Print all of the entries exactly, minus the pictures.
--------------------------------
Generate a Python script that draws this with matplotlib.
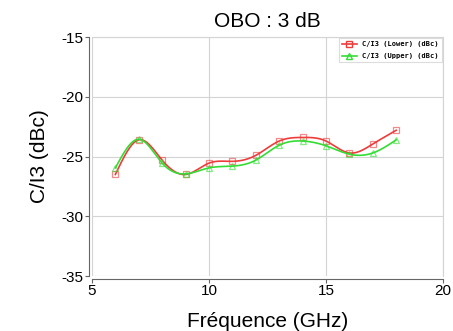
import numpy as np
import matplotlib
matplotlib.use("Agg")
from matplotlib import pyplot as plt

freq = [6, 7, 8, 9, 10, 11, 12, 13, 14, 15, 16, 17, 18]
ci3_lower = [-26.5, -23.6, -25.3, -26.5, -25.55, -25.4, -24.9, -23.7, -23.4, -23.7, -24.7, -23.95, -22.8]
ci3_upper = [-25.95, -23.55, -25.55, -26.45, -25.95, -25.8, -25.3, -24.05, -23.7, -24.1, -24.8, -24.7, -23.6]
xticks = [5, 10, 15, 20]
yticks = [-35, -30, -25, -20, -15]


def spline(x, y, n=400):
    # natural cubic spline, only used to draw the smooth line between points
    x = np.asarray(x, float); y = np.asarray(y, float)
    k = len(x); h = np.diff(x)
    A = np.zeros((k, k)); b = np.zeros(k)
    A[0, 0] = A[-1, -1] = 1
    for i in range(1, k - 1):
        A[i, i - 1] = h[i - 1]; A[i, i] = 2 * (h[i - 1] + h[i]); A[i, i + 1] = h[i]
        b[i] = 3 * ((y[i + 1] - y[i]) / h[i] - (y[i] - y[i - 1]) / h[i - 1])
    c = np.linalg.solve(A, b)
    xs = np.linspace(x[0], x[-1], n)
    j = np.clip(np.searchsorted(x, xs) - 1, 0, k - 2)
    t = xs - x[j]
    bb = (y[j + 1] - y[j]) / h[j] - h[j] * (2 * c[j] + c[j + 1]) / 3
    d = (c[j + 1] - c[j]) / (3 * h[j])
    return xs, y[j] + bb * t + c[j] * t ** 2 + d * t ** 3


plt.rcParams['font.family'] = ['Liberation Sans', 'DejaVu Sans']
plt.rcParams['axes.unicode_minus'] = False
fig = plt.figure(figsize=(4.53, 3.31), dpi=100)
ax = fig.add_axes([0.203, 0.166, 0.775, 0.722])

red, green = '#ee3b3b', '#33dd33'
for y, col, mk, lab in [(ci3_lower, red, 's', 'C/I3 (Lower) (dBc)'),
                        (ci3_upper, green, '^', 'C/I3 (Upper) (dBc)')]:
    xs, ys = spline(freq, y)
    ax.plot(xs, ys, color=col, lw=1.2)
    ax.plot(freq, y, ls='none', marker=mk, ms=5, mfc='none', mec=col, alpha=0.6, mew=0.9)
    ax.plot([], [], color=col, lw=1.2, marker=mk, ms=5, mfc='none', mec=col, label=lab)

ax.set_xlim(5, 20)
ax.set_ylim(-35, -15)
ax.set_xticks(xticks)
ax.set_yticks(yticks)
ax.grid(True, color='#d4d4d4', lw=0.8)
ax.set_axisbelow(True)
for s in ['top', 'right']:
    ax.spines[s].set_color('#d4d4d4')
for s in ['left', 'bottom']:
    ax.spines[s].set_color('#666666')
    ax.spines[s].set_position(('outward', 2))
ax.tick_params(labelsize=11, length=3, color='#666666', pad=1)

ax.set_title('OBO : 3 dB', fontsize=15, pad=7)
ax.set_xlabel('Fréquence (GHz)', fontsize=15, labelpad=10)
ax.set_ylabel('C/I3 (dBc)', fontsize=15, labelpad=9)

leg = ax.legend(loc='upper right', prop={'family': 'DejaVu Sans Mono', 'weight': 'bold', 'size': 5},
                frameon=True, fancybox=False, edgecolor='#d4d4d4', handlelength=2.2,
                borderaxespad=0.2, labelspacing=0.9)
leg.get_frame().set_linewidth(0.8)

fig.savefig('out.png', dpi=100)
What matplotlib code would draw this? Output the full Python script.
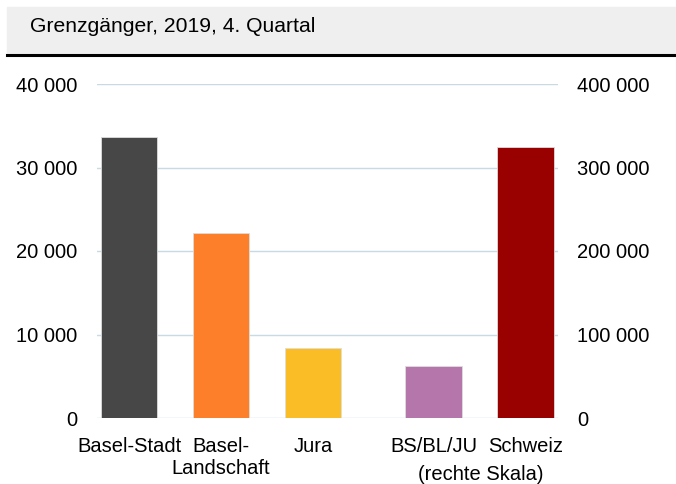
import matplotlib.pyplot as plt
from matplotlib.patches import Rectangle
from matplotlib.lines import Line2D
from matplotlib.transforms import blended_transform_factory

plt.rcParams["font.family"] = ["Liberation Sans", "DejaVu Sans"]

kategorien = ["Basel-Stadt", "Basel-\nLandschaft", "Jura", "BS/BL/JU", "Schweiz"]
werte_links = [33600, 22100, 8400]
werte_rechts = [62700, 324000]
farben = ["#474747", "#fe7f29", "#fbbd26", "#b476ab", "#990000"]
ticks_links = [0, 10000, 20000, 30000, 40000]
ticks_rechts = [0, 100000, 200000, 300000, 400000]

pos = [0, 1, 2, 3.31, 4.31]
breite = 0.61
fs = 14.5


def fmt(v):
    return f"{v:,}".replace(",", " ")


fig = plt.figure(figsize=(6.76, 4.84), dpi=100)

# Titelband
fig.patches.append(Rectangle((7 / 676, 1 - 55 / 484), 1, 48 / 484,
                             transform=fig.transFigure, color="#efefef", zorder=0))
fig.lines.append(Line2D([7 / 676, 1], [1 - 55 / 484, 1 - 55 / 484],
                        transform=fig.transFigure, color="black", lw=2.2))
fig.text(30 / 676, 1 - 27 / 484, "Grenzgänger, 2019, 4. Quartal",
         fontsize=15.2, va="center", ha="left")

ax = fig.add_axes([97 / 676, 1 - 418 / 484, 461 / 676, 334 / 484])
ax2 = ax.twinx()

ax.bar(pos[:3], werte_links, width=breite, color=farben[:3],
       edgecolor="#dddddd", linewidth=0.6, zorder=3)
ax2.bar(pos[3:], werte_rechts, width=breite, color=farben[3:],
        edgecolor="#dddddd", linewidth=0.6, zorder=3)

ax.set_ylim(0, 40000)
ax2.set_ylim(0, 400000)
ax.set_xlim(-0.348, 4.663)

ax.set_yticks(ticks_links)
ax.set_yticklabels([fmt(v) for v in ticks_links], fontsize=fs)
ax2.set_yticks(ticks_rechts)
ax2.set_yticklabels([fmt(v) for v in ticks_rechts], fontsize=fs)

ax.set_xticks(pos)
ax.set_xticklabels(kategorien, fontsize=fs, linespacing=1.2)

for a in (ax, ax2):
    for s in a.spines.values():
        s.set_visible(False)
    a.tick_params(length=0)
ax.tick_params(axis="y", pad=14)
ax2.tick_params(axis="y", pad=13.5)
ax.tick_params(axis="x", pad=14)

ax.grid(axis="y", color="#c8dbe4", lw=1, zorder=0)
ax.set_axisbelow(True)

trans = blended_transform_factory(ax.transData, ax.transAxes)
ax.text(3.82, -0.14, "(rechte Skala)", transform=trans, ha="center", va="top",
        fontsize=fs)

fig.savefig("out.png", dpi=100)
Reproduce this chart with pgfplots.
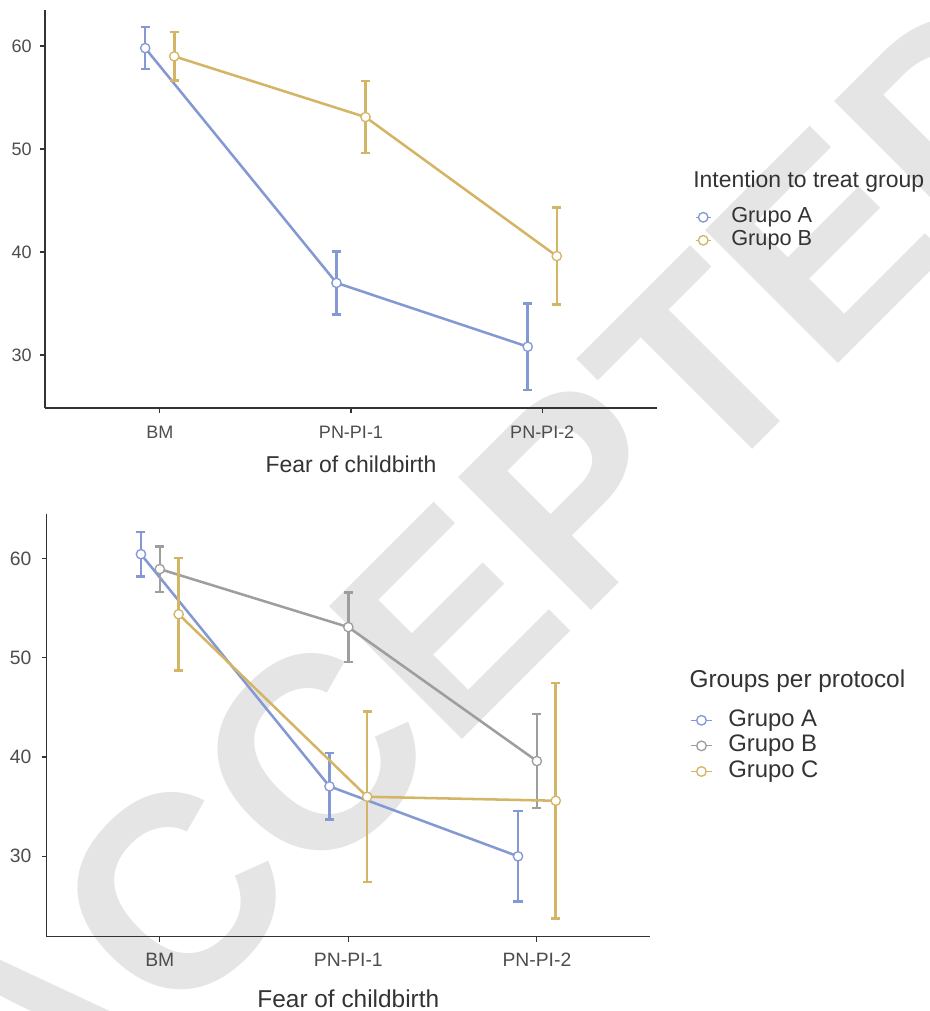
--------------------------------
* REPLY *
Generate a Python script that draws this with matplotlib.
import numpy as np
import matplotlib
matplotlib.use("Agg")
from matplotlib import pyplot as plt

freq = [6, 7, 8, 9, 10, 11, 12, 13, 14, 15, 16, 17, 18]
ci3_lower = [-26.5, -23.6, -25.3, -26.5, -25.55, -25.4, -24.9, -23.7, -23.4, -23.7, -24.7, -23.95, -22.8]
ci3_upper = [-25.95, -23.55, -25.55, -26.45, -25.95, -25.8, -25.3, -24.05, -23.7, -24.1, -24.8, -24.7, -23.6]
xticks = [5, 10, 15, 20]
yticks = [-35, -30, -25, -20, -15]


def spline(x, y, n=400):
    # natural cubic spline, only used to draw the smooth line between points
    x = np.asarray(x, float); y = np.asarray(y, float)
    k = len(x); h = np.diff(x)
    A = np.zeros((k, k)); b = np.zeros(k)
    A[0, 0] = A[-1, -1] = 1
    for i in range(1, k - 1):
        A[i, i - 1] = h[i - 1]; A[i, i] = 2 * (h[i - 1] + h[i]); A[i, i + 1] = h[i]
        b[i] = 3 * ((y[i + 1] - y[i]) / h[i] - (y[i] - y[i - 1]) / h[i - 1])
    c = np.linalg.solve(A, b)
    xs = np.linspace(x[0], x[-1], n)
    j = np.clip(np.searchsorted(x, xs) - 1, 0, k - 2)
    t = xs - x[j]
    bb = (y[j + 1] - y[j]) / h[j] - h[j] * (2 * c[j] + c[j + 1]) / 3
    d = (c[j + 1] - c[j]) / (3 * h[j])
    return xs, y[j] + bb * t + c[j] * t ** 2 + d * t ** 3


plt.rcParams['font.family'] = ['Liberation Sans', 'DejaVu Sans']
plt.rcParams['axes.unicode_minus'] = False
fig = plt.figure(figsize=(4.53, 3.31), dpi=100)
ax = fig.add_axes([0.203, 0.166, 0.775, 0.722])

red, green = '#ee3b3b', '#33dd33'
for y, col, mk, lab in [(ci3_lower, red, 's', 'C/I3 (Lower) (dBc)'),
                        (ci3_upper, green, '^', 'C/I3 (Upper) (dBc)')]:
    xs, ys = spline(freq, y)
    ax.plot(xs, ys, color=col, lw=1.2)
    ax.plot(freq, y, ls='none', marker=mk, ms=5, mfc='none', mec=col, alpha=0.6, mew=0.9)
    ax.plot([], [], color=col, lw=1.2, marker=mk, ms=5, mfc='none', mec=col, label=lab)

ax.set_xlim(5, 20)
ax.set_ylim(-35, -15)
ax.set_xticks(xticks)
ax.set_yticks(yticks)
ax.grid(True, color='#d4d4d4', lw=0.8)
ax.set_axisbelow(True)
for s in ['top', 'right']:
    ax.spines[s].set_color('#d4d4d4')
for s in ['left', 'bottom']:
    ax.spines[s].set_color('#666666')
    ax.spines[s].set_position(('outward', 2))
ax.tick_params(labelsize=11, length=3, color='#666666', pad=1)

ax.set_title('OBO : 3 dB', fontsize=15, pad=7)
ax.set_xlabel('Fréquence (GHz)', fontsize=15, labelpad=10)
ax.set_ylabel('C/I3 (dBc)', fontsize=15, labelpad=9)

leg = ax.legend(loc='upper right', prop={'family': 'DejaVu Sans Mono', 'weight': 'bold', 'size': 5},
                frameon=True, fancybox=False, edgecolor='#d4d4d4', handlelength=2.2,
                borderaxespad=0.2, labelspacing=0.9)
leg.get_frame().set_linewidth(0.8)

fig.savefig('out.png', dpi=100)
What matplotlib code would draw this? Output the full Python script.
import matplotlib.pyplot as plt
from matplotlib.patches import Rectangle
from matplotlib.lines import Line2D
from matplotlib.transforms import blended_transform_factory

plt.rcParams["font.family"] = ["Liberation Sans", "DejaVu Sans"]

kategorien = ["Basel-Stadt", "Basel-\nLandschaft", "Jura", "BS/BL/JU", "Schweiz"]
werte_links = [33600, 22100, 8400]
werte_rechts = [62700, 324000]
farben = ["#474747", "#fe7f29", "#fbbd26", "#b476ab", "#990000"]
ticks_links = [0, 10000, 20000, 30000, 40000]
ticks_rechts = [0, 100000, 200000, 300000, 400000]

pos = [0, 1, 2, 3.31, 4.31]
breite = 0.61
fs = 14.5


def fmt(v):
    return f"{v:,}".replace(",", " ")


fig = plt.figure(figsize=(6.76, 4.84), dpi=100)

# Titelband
fig.patches.append(Rectangle((7 / 676, 1 - 55 / 484), 1, 48 / 484,
                             transform=fig.transFigure, color="#efefef", zorder=0))
fig.lines.append(Line2D([7 / 676, 1], [1 - 55 / 484, 1 - 55 / 484],
                        transform=fig.transFigure, color="black", lw=2.2))
fig.text(30 / 676, 1 - 27 / 484, "Grenzgänger, 2019, 4. Quartal",
         fontsize=15.2, va="center", ha="left")

ax = fig.add_axes([97 / 676, 1 - 418 / 484, 461 / 676, 334 / 484])
ax2 = ax.twinx()

ax.bar(pos[:3], werte_links, width=breite, color=farben[:3],
       edgecolor="#dddddd", linewidth=0.6, zorder=3)
ax2.bar(pos[3:], werte_rechts, width=breite, color=farben[3:],
        edgecolor="#dddddd", linewidth=0.6, zorder=3)

ax.set_ylim(0, 40000)
ax2.set_ylim(0, 400000)
ax.set_xlim(-0.348, 4.663)

ax.set_yticks(ticks_links)
ax.set_yticklabels([fmt(v) for v in ticks_links], fontsize=fs)
ax2.set_yticks(ticks_rechts)
ax2.set_yticklabels([fmt(v) for v in ticks_rechts], fontsize=fs)

ax.set_xticks(pos)
ax.set_xticklabels(kategorien, fontsize=fs, linespacing=1.2)

for a in (ax, ax2):
    for s in a.spines.values():
        s.set_visible(False)
    a.tick_params(length=0)
ax.tick_params(axis="y", pad=14)
ax2.tick_params(axis="y", pad=13.5)
ax.tick_params(axis="x", pad=14)

ax.grid(axis="y", color="#c8dbe4", lw=1, zorder=0)
ax.set_axisbelow(True)

trans = blended_transform_factory(ax.transData, ax.transAxes)
ax.text(3.82, -0.14, "(rechte Skala)", transform=trans, ha="center", va="top",
        fontsize=fs)

fig.savefig("out.png", dpi=100)
Reproduce this chart with pgfplots.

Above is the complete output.